Start at the line that contains "Convert this diagram to TikZ code.", stop at the line that contains "(11,4) rectangle (1114,628);", and repeat every line in that span, those two included, with no pictures.

(Code that draws figures)
□ □ □

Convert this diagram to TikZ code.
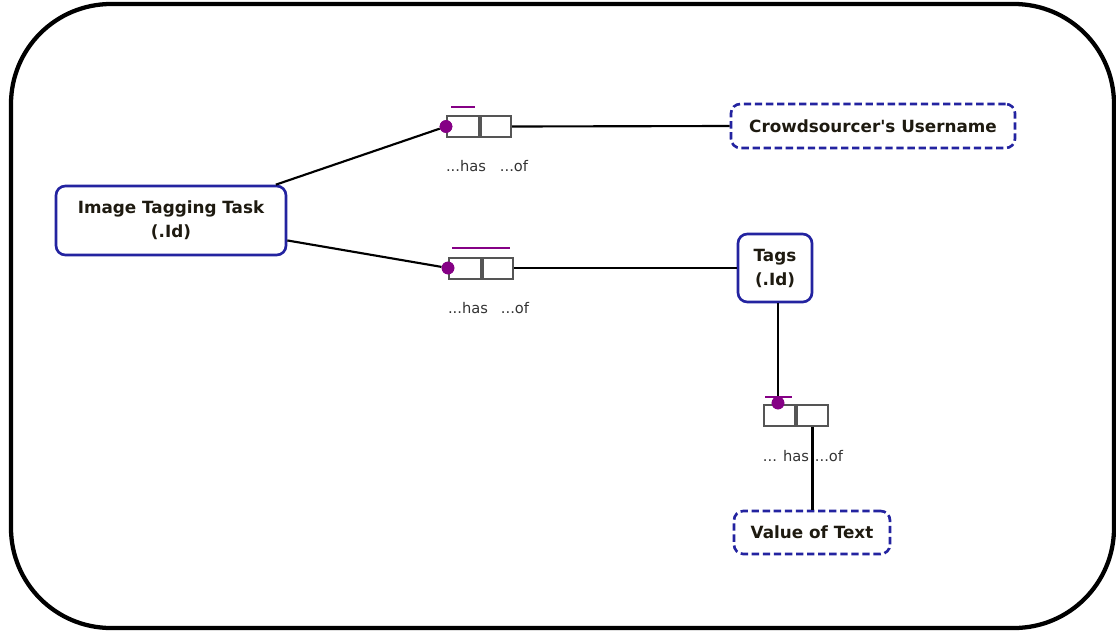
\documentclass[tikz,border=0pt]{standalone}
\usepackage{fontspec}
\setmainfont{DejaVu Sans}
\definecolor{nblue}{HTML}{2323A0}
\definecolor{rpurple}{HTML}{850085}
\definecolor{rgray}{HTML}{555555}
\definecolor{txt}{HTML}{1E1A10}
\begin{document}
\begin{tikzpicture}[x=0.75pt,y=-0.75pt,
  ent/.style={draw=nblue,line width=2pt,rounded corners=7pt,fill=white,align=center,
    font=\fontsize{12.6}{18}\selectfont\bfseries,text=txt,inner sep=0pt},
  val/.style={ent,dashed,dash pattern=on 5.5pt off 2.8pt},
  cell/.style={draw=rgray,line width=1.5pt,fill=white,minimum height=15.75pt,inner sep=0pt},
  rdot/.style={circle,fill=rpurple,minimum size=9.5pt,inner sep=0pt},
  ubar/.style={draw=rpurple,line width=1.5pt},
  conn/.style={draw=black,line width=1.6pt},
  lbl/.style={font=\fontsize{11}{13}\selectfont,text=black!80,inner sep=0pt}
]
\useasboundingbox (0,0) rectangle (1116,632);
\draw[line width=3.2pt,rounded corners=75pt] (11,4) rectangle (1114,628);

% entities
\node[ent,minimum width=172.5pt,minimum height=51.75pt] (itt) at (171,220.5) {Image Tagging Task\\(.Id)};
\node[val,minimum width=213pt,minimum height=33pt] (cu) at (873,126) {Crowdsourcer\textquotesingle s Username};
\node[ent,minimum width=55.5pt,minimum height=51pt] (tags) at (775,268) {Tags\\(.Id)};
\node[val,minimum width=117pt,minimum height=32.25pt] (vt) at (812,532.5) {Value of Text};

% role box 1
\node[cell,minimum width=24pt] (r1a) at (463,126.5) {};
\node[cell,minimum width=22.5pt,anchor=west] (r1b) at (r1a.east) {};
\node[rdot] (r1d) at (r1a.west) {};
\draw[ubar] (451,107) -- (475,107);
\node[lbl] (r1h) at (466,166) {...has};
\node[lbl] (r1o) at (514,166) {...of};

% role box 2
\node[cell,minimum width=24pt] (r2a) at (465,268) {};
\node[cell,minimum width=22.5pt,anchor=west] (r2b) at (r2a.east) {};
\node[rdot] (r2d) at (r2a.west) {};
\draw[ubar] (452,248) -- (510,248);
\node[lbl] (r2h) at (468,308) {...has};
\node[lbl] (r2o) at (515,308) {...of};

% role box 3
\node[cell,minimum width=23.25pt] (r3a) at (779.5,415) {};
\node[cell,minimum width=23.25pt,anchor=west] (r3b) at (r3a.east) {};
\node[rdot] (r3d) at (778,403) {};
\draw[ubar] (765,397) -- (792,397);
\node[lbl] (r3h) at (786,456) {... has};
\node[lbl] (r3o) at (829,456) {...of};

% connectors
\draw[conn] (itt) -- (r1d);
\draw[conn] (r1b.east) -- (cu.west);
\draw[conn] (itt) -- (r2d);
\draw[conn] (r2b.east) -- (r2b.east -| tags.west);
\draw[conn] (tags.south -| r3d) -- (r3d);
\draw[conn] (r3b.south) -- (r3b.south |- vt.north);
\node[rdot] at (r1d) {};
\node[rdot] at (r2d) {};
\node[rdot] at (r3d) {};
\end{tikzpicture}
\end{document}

□ □ □

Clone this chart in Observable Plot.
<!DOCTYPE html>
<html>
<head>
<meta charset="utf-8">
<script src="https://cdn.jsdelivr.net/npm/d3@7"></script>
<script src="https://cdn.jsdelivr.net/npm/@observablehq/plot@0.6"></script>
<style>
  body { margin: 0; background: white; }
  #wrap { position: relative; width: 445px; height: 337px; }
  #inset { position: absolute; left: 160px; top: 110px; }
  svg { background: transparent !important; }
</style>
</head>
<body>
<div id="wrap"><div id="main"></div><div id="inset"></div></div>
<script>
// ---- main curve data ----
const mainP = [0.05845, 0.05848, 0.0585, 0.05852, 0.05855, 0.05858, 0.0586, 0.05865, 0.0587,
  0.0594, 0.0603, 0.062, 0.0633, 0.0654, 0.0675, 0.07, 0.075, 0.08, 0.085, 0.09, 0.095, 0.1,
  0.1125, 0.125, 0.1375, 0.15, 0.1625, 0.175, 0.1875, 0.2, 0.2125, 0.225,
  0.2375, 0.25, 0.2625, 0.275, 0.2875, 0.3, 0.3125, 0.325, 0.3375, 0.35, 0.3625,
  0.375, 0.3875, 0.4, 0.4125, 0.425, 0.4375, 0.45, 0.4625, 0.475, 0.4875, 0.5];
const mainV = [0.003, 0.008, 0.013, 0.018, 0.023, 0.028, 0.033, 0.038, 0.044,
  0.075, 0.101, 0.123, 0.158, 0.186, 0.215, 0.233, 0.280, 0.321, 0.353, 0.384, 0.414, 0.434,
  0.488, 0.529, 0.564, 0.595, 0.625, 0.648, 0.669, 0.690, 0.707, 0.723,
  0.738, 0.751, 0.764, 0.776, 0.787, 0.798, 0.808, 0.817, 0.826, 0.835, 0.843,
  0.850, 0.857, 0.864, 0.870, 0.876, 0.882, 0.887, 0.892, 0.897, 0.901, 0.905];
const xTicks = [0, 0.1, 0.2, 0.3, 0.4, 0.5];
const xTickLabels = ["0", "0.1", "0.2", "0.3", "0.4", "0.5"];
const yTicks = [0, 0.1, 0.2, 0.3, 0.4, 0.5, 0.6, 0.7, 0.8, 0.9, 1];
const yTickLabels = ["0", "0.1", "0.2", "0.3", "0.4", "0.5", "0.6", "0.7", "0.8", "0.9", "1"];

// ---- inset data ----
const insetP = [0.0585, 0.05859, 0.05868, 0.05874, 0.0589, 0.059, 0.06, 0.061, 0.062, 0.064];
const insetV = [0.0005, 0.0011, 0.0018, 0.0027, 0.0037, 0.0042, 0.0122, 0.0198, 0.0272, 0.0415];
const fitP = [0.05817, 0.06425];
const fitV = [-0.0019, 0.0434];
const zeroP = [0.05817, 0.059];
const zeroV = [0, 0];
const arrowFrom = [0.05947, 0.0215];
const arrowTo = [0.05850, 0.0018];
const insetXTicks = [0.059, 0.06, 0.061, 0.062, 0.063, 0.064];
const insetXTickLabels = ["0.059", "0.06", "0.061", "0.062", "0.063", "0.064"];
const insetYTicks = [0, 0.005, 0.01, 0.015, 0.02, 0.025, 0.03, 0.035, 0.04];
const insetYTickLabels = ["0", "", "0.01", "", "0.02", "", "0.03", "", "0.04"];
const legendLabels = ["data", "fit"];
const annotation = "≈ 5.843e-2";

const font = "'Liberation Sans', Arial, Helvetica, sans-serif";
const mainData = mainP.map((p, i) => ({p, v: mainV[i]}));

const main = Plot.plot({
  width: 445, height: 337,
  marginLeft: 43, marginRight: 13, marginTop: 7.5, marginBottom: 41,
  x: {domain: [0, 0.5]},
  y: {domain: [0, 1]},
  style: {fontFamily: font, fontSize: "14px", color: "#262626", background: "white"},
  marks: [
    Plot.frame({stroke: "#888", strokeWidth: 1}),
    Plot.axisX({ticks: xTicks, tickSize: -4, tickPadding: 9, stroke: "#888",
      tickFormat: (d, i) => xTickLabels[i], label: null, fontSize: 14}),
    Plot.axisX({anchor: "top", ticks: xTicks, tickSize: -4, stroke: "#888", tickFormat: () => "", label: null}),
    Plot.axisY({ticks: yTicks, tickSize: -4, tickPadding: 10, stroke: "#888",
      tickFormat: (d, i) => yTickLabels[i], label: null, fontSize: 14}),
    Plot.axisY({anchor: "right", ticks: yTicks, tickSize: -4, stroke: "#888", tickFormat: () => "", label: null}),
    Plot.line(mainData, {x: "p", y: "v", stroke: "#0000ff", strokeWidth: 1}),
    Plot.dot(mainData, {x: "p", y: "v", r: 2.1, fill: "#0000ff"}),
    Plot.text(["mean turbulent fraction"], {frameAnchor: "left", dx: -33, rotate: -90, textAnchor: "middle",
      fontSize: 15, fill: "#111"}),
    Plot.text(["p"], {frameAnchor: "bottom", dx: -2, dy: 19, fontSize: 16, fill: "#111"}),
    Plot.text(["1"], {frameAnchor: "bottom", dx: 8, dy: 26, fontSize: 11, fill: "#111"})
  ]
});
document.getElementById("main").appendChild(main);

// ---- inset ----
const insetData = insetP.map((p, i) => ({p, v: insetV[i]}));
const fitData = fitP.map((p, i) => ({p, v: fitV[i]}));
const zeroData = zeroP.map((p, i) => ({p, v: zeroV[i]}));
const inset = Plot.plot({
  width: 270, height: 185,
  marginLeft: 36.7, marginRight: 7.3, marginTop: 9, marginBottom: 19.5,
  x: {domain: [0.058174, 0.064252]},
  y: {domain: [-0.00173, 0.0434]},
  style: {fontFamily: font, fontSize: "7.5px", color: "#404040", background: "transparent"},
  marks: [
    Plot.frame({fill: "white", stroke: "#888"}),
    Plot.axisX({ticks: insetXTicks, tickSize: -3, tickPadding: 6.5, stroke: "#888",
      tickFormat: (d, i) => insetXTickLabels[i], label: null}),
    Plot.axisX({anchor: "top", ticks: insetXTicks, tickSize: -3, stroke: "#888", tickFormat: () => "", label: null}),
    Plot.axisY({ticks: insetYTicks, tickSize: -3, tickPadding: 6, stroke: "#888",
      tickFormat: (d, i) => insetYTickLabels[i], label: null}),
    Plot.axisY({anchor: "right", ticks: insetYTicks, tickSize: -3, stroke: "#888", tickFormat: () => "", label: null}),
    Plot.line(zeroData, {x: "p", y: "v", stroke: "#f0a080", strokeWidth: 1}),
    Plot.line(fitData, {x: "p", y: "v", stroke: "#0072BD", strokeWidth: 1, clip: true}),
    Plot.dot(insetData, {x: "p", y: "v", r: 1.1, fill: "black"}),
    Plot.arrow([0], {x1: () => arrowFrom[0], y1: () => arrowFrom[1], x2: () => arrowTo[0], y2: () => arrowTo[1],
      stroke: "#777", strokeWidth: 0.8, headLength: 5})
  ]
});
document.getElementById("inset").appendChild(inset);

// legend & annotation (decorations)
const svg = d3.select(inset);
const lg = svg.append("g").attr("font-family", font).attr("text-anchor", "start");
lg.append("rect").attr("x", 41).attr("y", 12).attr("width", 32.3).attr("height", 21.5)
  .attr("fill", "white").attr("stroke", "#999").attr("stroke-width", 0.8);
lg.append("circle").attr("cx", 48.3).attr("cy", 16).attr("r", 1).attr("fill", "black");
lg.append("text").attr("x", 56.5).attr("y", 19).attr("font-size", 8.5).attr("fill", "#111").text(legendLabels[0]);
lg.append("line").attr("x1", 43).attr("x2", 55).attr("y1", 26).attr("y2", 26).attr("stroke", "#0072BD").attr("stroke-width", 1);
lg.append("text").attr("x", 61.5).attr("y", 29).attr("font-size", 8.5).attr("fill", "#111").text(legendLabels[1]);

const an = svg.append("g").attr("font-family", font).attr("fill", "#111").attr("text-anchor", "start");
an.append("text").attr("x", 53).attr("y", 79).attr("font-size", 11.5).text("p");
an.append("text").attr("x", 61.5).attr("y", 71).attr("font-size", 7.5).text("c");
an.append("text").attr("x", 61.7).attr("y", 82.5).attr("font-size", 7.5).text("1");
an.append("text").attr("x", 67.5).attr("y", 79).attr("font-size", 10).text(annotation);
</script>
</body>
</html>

□ □ □

### Answer to this task
Convert this diagram to TikZ code.
\documentclass[tikz,border=0pt]{standalone}
\usepackage{fontspec}
\setmainfont{DejaVu Sans}
\definecolor{nblue}{HTML}{2323A0}
\definecolor{rpurple}{HTML}{850085}
\definecolor{rgray}{HTML}{555555}
\definecolor{txt}{HTML}{1E1A10}
\begin{document}
\begin{tikzpicture}[x=0.75pt,y=-0.75pt,
  ent/.style={draw=nblue,line width=2pt,rounded corners=7pt,fill=white,align=center,
    font=\fontsize{12.6}{18}\selectfont\bfseries,text=txt,inner sep=0pt},
  val/.style={ent,dashed,dash pattern=on 5.5pt off 2.8pt},
  cell/.style={draw=rgray,line width=1.5pt,fill=white,minimum height=15.75pt,inner sep=0pt},
  rdot/.style={circle,fill=rpurple,minimum size=9.5pt,inner sep=0pt},
  ubar/.style={draw=rpurple,line width=1.5pt},
  conn/.style={draw=black,line width=1.6pt},
  lbl/.style={font=\fontsize{11}{13}\selectfont,text=black!80,inner sep=0pt}
]
\useasboundingbox (0,0) rectangle (1116,632);
\draw[line width=3.2pt,rounded corners=75pt] (11,4) rectangle (1114,628);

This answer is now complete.